**Exercise data**
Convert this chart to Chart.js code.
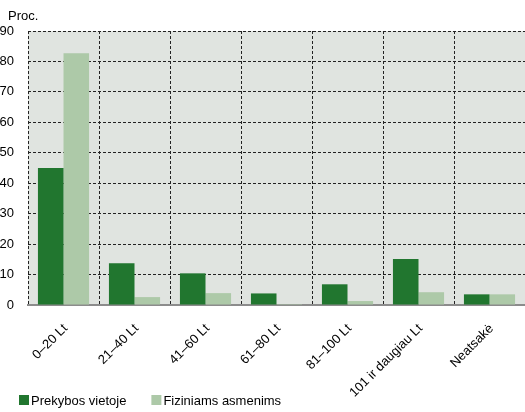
<!DOCTYPE html>
<html>
<head>
<meta charset="utf-8">
<script src="https://cdn.jsdelivr.net/npm/chart.js@4/dist/chart.umd.min.js"></script>
<style>
  body { margin: 0; background: #fff; }
  #wrap { width: 525px; height: 412px; position: relative; }
</style>
</head>
<body>
<div id="wrap"><canvas id="priceChart"></canvas></div>
<script>
const categories = ["0–20 Lt", "21–40 Lt", "41–60 Lt", "61–80 Lt", "81–100 Lt", "101 ir daugiau Lt", "Neatsakė"];
const seriesNames = ["Prekybos vietoje", "Fiziniams asmenims"];
const atPoint = [45, 13.7, 10.4, 3.8, 6.8, 15.1, 3.5];
const toPersons = [82.7, 2.6, 3.9, 0.3, 1.3, 4.2, 3.5];
const yTicks = [0, 10, 20, 30, 40, 50, 60, 70, 80, 90];

const FONT = "'Liberation Sans', Arial, sans-serif";

// plot background, unit label and the legend row under the axis
const decor = {
  id: "decor",
  beforeDraw(chart) {
    const { ctx, chartArea: a } = chart;
    ctx.save();
    ctx.fillStyle = "#e0e4e0";
    ctx.fillRect(a.left, a.top, a.right - a.left, a.bottom - a.top);
    ctx.restore();
  },
  afterDraw(chart) {
    const ctx = chart.ctx;
    ctx.save();
    ctx.font = "13px " + FONT;
    ctx.fillStyle = "#000";
    ctx.textBaseline = "alphabetic";
    ctx.fillText("Proc.", 8, 20);
    let x = 19;
    chart.data.datasets.forEach((ds) => {
      ctx.fillStyle = ds.backgroundColor;
      ctx.fillRect(x, 395, 10, 10);
      ctx.fillStyle = "#000";
      ctx.fillText(ds.label, x + 12, 405);
      x += 12 + ctx.measureText(ds.label).width + 25;
    });
    ctx.restore();
  },
};

new Chart(document.querySelector("#priceChart"), {
  type: "bar",
  data: {
    labels: categories,
    datasets: [
      { label: seriesNames[0], data: atPoint, backgroundColor: "#21762f" },
      { label: seriesNames[1], data: toPersons, backgroundColor: "#adc9a8" },
    ],
  },
  options: {
    responsive: true,
    maintainAspectRatio: false,
    animation: false,
    layout: { padding: { top: 31, right: 0, bottom: 0, left: 0 } },
    categoryPercentage: 0.72,
    barPercentage: 1,
    plugins: {
      legend: { display: false },
      tooltip: { enabled: false },
    },
    scales: {
      x: {
        afterFit: (scale) => { scale.height = 107; },
        // vertical dashed lines between the categories, incl. the left edge
        grid: { offset: true, color: "#222", lineWidth: 1, drawTicks: false },
        border: { display: true, color: "#8c8c8c", width: 2, dash: [3, 2] },
        ticks: {
          autoSkip: false,
          minRotation: 45,
          maxRotation: 45,
          padding: 16,
          labelOffset: 2,
          color: "#000",
          font: { family: FONT, size: 13 },
        },
      },
      y: {
        min: 0,
        max: 90,
        afterFit: (scale) => { scale.width = 28; },
        afterBuildTicks: (scale) => { scale.ticks = yTicks.map((v) => ({ value: v })); },
        grid: { color: "#222", lineWidth: 1, drawTicks: false },
        border: { display: false, dash: [3, 2] },
        ticks: {
          padding: 14,
          color: "#000",
          font: { family: FONT, size: 13 },
        },
      },
    },
  },
  plugins: [decor],
});
</script>
</body>
</html>
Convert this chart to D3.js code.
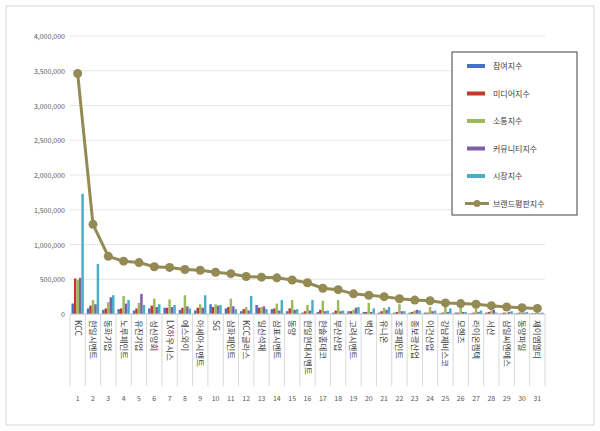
<!DOCTYPE html>
<html><head><meta charset="utf-8">
<script src="https://cdn.jsdelivr.net/npm/d3@7"></script>
<style>body{margin:0;background:#fff}text{font-family:"Noto Sans CJK KR","Noto Sans",sans-serif}</style>
</head><body><svg id="c" width="600" height="431"></svg>
<script>
const categories=["KCC","한일시멘트","동화기업","노루페인트","유진기업","성신양회","LX하우시스","에스와이","아세아시멘트","SG","삼화페인트","KCC글라스","일신석재","삼표시멘트","동양","한일현대시멘트","한솔홈데코","부산산업","고려시멘트","벽산","유니온","조광페인트","종보광산업","이건산업","강남제비스코","모헨즈","라이온켐텍","서산","삼일씨엔에스","동양파일","제이엠엘티"];
const seriesNames=["참여지수","미디어지수","소통지수","커뮤니티지수","시장지수"];
const participation=[150000,80000,60000,70000,50000,80000,90000,60000,50000,140000,80000,40000,130000,70000,40000,20000,30000,20000,40000,30000,20000,20000,20000,20000,10000,20000,10000,20000,10000,10000,10000];
const media=[510000,120000,80000,80000,80000,120000,90000,90000,90000,100000,100000,70000,90000,80000,80000,40000,60000,50000,40000,30000,40000,30000,30000,20000,20000,20000,20000,30000,20000,20000,10000];
const communication=[490000,200000,170000,260000,160000,220000,210000,270000,140000,140000,220000,100000,100000,150000,200000,130000,190000,200000,60000,160000,90000,140000,50000,100000,130000,150000,80000,50000,20000,30000,20000];
const community=[520000,140000,240000,150000,290000,100000,100000,110000,90000,120000,110000,50000,110000,50000,60000,50000,40000,40000,90000,30000,60000,40000,60000,40000,30000,30000,30000,60000,30000,20000,10000];
const market=[1730000,720000,270000,200000,130000,140000,130000,80000,270000,130000,70000,260000,70000,200000,70000,200000,50000,50000,100000,80000,100000,40000,50000,50000,80000,30000,50000,20000,40000,30000,20000];
const brandIndex=[3460000,1290000,830000,760000,740000,680000,670000,640000,630000,600000,580000,540000,530000,520000,490000,450000,370000,350000,290000,270000,250000,220000,200000,190000,160000,150000,140000,120000,100000,90000,80000];
const yTicks=[0,500000,1000000,1500000,2000000,2500000,3000000,3500000,4000000];
const colors=["#4472c4","#c0392b","#9bbb59","#7f5fa8","#4bacc6"];
const lineColor="#948a54";
const seriesData=[participation,media,communication,community,market];

const svg=d3.select("#c");
svg.append("rect").attr("x",6).attr("y",6).attr("width",588).attr("height",419).attr("fill","#fff").attr("stroke","#d9d9d9");
const m={l:70,r:545,t:36,b:314};
const x=d3.scaleBand().domain(categories.map((d,i)=>i)).range([m.l,m.r]);
const y=d3.scaleLinear().domain([0,4000000]).range([m.b,m.t]);
const g=svg.append("g");
yTicks.forEach(t=>{
  g.append("line").attr("x1",m.l).attr("x2",m.r).attr("y1",y(t)).attr("y2",y(t)).attr("stroke","#e6e6e6");
  g.append("text").attr("x",m.l-5).attr("y",y(t)+3).attr("text-anchor","end").attr("font-size",7).attr("fill","#595959").text(d3.format(",")(t));
});
const xs=d3.scaleBand().domain(d3.range(5)).range([0,x.bandwidth()]).paddingOuter(0.6);
seriesData.forEach((arr,s)=>{
  g.selectAll(null).data(arr).enter().append("rect")
   .attr("x",(d,i)=>x(i)+xs(s)).attr("width",xs.bandwidth())
   .attr("y",d=>y(d)).attr("height",d=>m.b-y(d)).attr("fill",colors[s]);
});
g.append("line").attr("x1",m.l).attr("x2",m.r).attr("y1",m.b).attr("y2",m.b).attr("stroke","#bfbfbf");
categories.forEach((c,i)=>{
  const cx=x(i)+x.bandwidth()/2;
  g.append("line").attr("x1",x(i)).attr("x2",x(i)).attr("y1",m.b).attr("y2",m.b+72).attr("stroke","#d9d9d9");
  g.append("text").attr("transform",`translate(${cx-3},${m.b+6}) rotate(90)`).attr("font-size",8.5).attr("fill","#404040").text(c);
  g.append("text").attr("x",cx).attr("y",m.b+87).attr("text-anchor","middle").attr("font-size",7).attr("fill","#595959").text(i+1);
});
g.append("line").attr("x1",m.r).attr("x2",m.r).attr("y1",m.b).attr("y2",m.b+72).attr("stroke","#d9d9d9");
const line=d3.line().x((d,i)=>x(i)+x.bandwidth()/2).y(d=>y(d));
g.append("path").datum(brandIndex).attr("d",line).attr("fill","none").attr("stroke",lineColor).attr("stroke-width",3);
g.selectAll(null).data(brandIndex).enter().append("circle").attr("cx",(d,i)=>x(i)+x.bandwidth()/2).attr("cy",d=>y(d)).attr("r",4.5).attr("fill",lineColor);
// legend
const lg=svg.append("g");
lg.append("rect").attr("x",452).attr("y",52).attr("width",125).attr("height",163).attr("fill","#fff").attr("stroke","#404040");
const names=[...seriesNames,"브랜드평판지수"];
names.forEach((n,i)=>{
  const yy=66+i*27.5;
  if(i<5) lg.append("rect").attr("x",467).attr("y",yy-2).attr("width",18).attr("height",4).attr("fill",colors[i]);
  else {lg.append("line").attr("x1",465).attr("x2",489).attr("y1",yy).attr("y2",yy).attr("stroke",lineColor).attr("stroke-width",3);
        lg.append("circle").attr("cx",477).attr("cy",yy).attr("r",3.5).attr("fill",lineColor);}
  lg.append("text").attr("x",493).attr("y",yy+3).attr("font-size",8).attr("fill","#404040").text(n);
});
</script></body></html>
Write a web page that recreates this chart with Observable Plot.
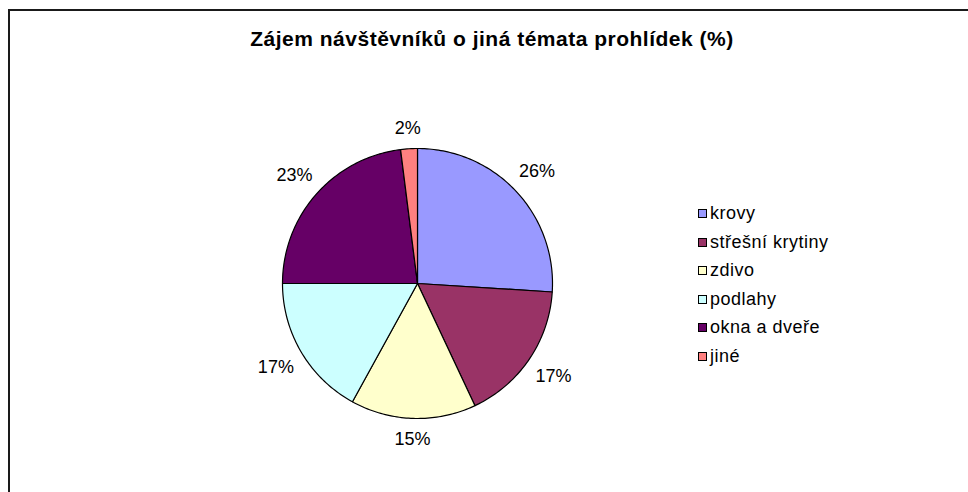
<!DOCTYPE html>
<html>
<head>
<meta charset="utf-8">
<script src="https://cdn.jsdelivr.net/npm/d3@7"></script>
<script src="https://cdn.jsdelivr.net/npm/@observablehq/plot@0.6"></script>
<style>
  html, body { margin: 0; padding: 0; background: #fff; overflow: hidden; }
  #wrap { position: relative; width: 968px; height: 492px; overflow: hidden; font-family: "Liberation Sans", Arial, sans-serif; }
  #frame { position: absolute; left: 8px; top: 9px; width: 2000px; height: 2000px; border-left: 2px solid #1a1a1a; border-top: 2px solid #1a1a1a; }
  #chart { position: absolute; left: 0; top: 0; }
  #title { position: absolute; left: 492px; top: 28px; transform: translateX(-50%); font-weight: bold; font-size: 21px; letter-spacing: 0.5px; line-height: 21px; white-space: nowrap; color: #000; }
  .lg { position: absolute; left: 698px; height: 20px; display: flex; align-items: center; font-size: 18px; letter-spacing: 0.5px; color: #000; white-space: nowrap; }
  .lg .sw { width: 7px; height: 7px; border: 1px solid #000; margin-right: 3px; }
</style>
</head>
<body>
<div id="wrap">
  <div id="frame"></div>
  <div id="chart"></div>
  <div id="title"></div>
</div>
<script>
const title = "Zájem návštěvníků o jiná témata prohlídek (%)";
const categories = ["krovy", "střešní krytiny", "zdivo", "podlahy", "okna a dveře", "jiné"];
const values = [26, 17, 15, 17, 23, 2];
const labels = ["26%", "17%", "15%", "17%", "23%", "2%"];
const colors = ["#9999FF", "#993366", "#FFFFCC", "#CCFFFF", "#660066", "#FF8080"];

// layout
const cx = 417, cy = 283, R = 135;
const labelGap = 11, fontPx = 18;

const arcs = d3.pie().sort(null).value(d => d)(values);

// polygon outline points of each slice (geometry from the pie angles)
const slicePts = [];
arcs.forEach((a, i) => {
  const name = categories[i];
  slicePts.push({name, x: 0, y: 0});
  const steps = Math.max(2, Math.ceil((a.endAngle - a.startAngle) / (Math.PI / 180)));
  for (let k = 0; k <= steps; k++) {
    const t = a.startAngle + (a.endAngle - a.startAngle) * k / steps;
    slicePts.push({name, x: Math.sin(t), y: Math.cos(t)});
  }
  slicePts.push({name, x: 0, y: 0});
});

// label positions outside the pie
const labelPts = arcs.map((a, i) => {
  const m = (a.startAngle + a.endAngle) / 2;
  const s = Math.sin(m), c = Math.cos(m);
  const halfW = labels[i].length * fontPx * 0.3;
  const halfH = fontPx * 0.5;
  const d = (R + labelGap + Math.abs(s) * halfW + Math.abs(c) * halfH) / R;
  return {label: labels[i], x: s * d, y: c * d};
});

const chart = Plot.plot({
  width: 968,
  height: 492,
  margin: 0,
  x: {domain: [-1, 1], range: [cx - R, cx + R], axis: null},
  y: {domain: [-1, 1], range: [cy + R, cy - R], axis: null},
  color: {domain: categories, range: colors},
  style: {background: "transparent", fontFamily: "Liberation Sans, Arial, sans-serif"},
  marks: [
    Plot.line(slicePts, {x: "x", y: "y", z: "name", fill: "name", stroke: "#000", strokeWidth: 1.2, strokeLinejoin: "round", curve: "linear"}),
    Plot.text(labelPts, {x: "x", y: "y", text: "label", fontSize: fontPx, fill: "#000", textAnchor: "middle", lineAnchor: "middle", letterSpacing: "0.3px"})
  ]
});
document.getElementById("chart").appendChild(chart);
document.getElementById("title").textContent = title;

// legend
const wrap = document.getElementById("wrap");
const row0 = 213.5, rowStep = 28.6;
categories.forEach((name, i) => {
  const el = document.createElement("div");
  el.className = "lg";
  el.style.top = (row0 + i * rowStep - 10) + "px";
  const sw = document.createElement("span");
  sw.className = "sw";
  sw.style.background = colors[i];
  const tx = document.createElement("span");
  tx.textContent = name;
  el.appendChild(sw);
  el.appendChild(tx);
  wrap.appendChild(el);
});
</script>
</body>
</html>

**Stated exercise**
In the listing above, find the line with "Write a web" and the line with "const arcs = d3.pie().sort(null).value(d". Set down exactly those lines and everything between them, skipping pictures.

**Exercise result**
Write a web page that recreates this chart with Observable Plot.
<!DOCTYPE html>
<html>
<head>
<meta charset="utf-8">
<script src="https://cdn.jsdelivr.net/npm/d3@7"></script>
<script src="https://cdn.jsdelivr.net/npm/@observablehq/plot@0.6"></script>
<style>
  html, body { margin: 0; padding: 0; background: #fff; overflow: hidden; }
  #wrap { position: relative; width: 968px; height: 492px; overflow: hidden; font-family: "Liberation Sans", Arial, sans-serif; }
  #frame { position: absolute; left: 8px; top: 9px; width: 2000px; height: 2000px; border-left: 2px solid #1a1a1a; border-top: 2px solid #1a1a1a; }
  #chart { position: absolute; left: 0; top: 0; }
  #title { position: absolute; left: 492px; top: 28px; transform: translateX(-50%); font-weight: bold; font-size: 21px; letter-spacing: 0.5px; line-height: 21px; white-space: nowrap; color: #000; }
  .lg { position: absolute; left: 698px; height: 20px; display: flex; align-items: center; font-size: 18px; letter-spacing: 0.5px; color: #000; white-space: nowrap; }
  .lg .sw { width: 7px; height: 7px; border: 1px solid #000; margin-right: 3px; }
</style>
</head>
<body>
<div id="wrap">
  <div id="frame"></div>
  <div id="chart"></div>
  <div id="title"></div>
</div>
<script>
const title = "Zájem návštěvníků o jiná témata prohlídek (%)";
const categories = ["krovy", "střešní krytiny", "zdivo", "podlahy", "okna a dveře", "jiné"];
const values = [26, 17, 15, 17, 23, 2];
const labels = ["26%", "17%", "15%", "17%", "23%", "2%"];
const colors = ["#9999FF", "#993366", "#FFFFCC", "#CCFFFF", "#660066", "#FF8080"];

// layout
const cx = 417, cy = 283, R = 135;
const labelGap = 11, fontPx = 18;

const arcs = d3.pie().sort(null).value(d => d)(values);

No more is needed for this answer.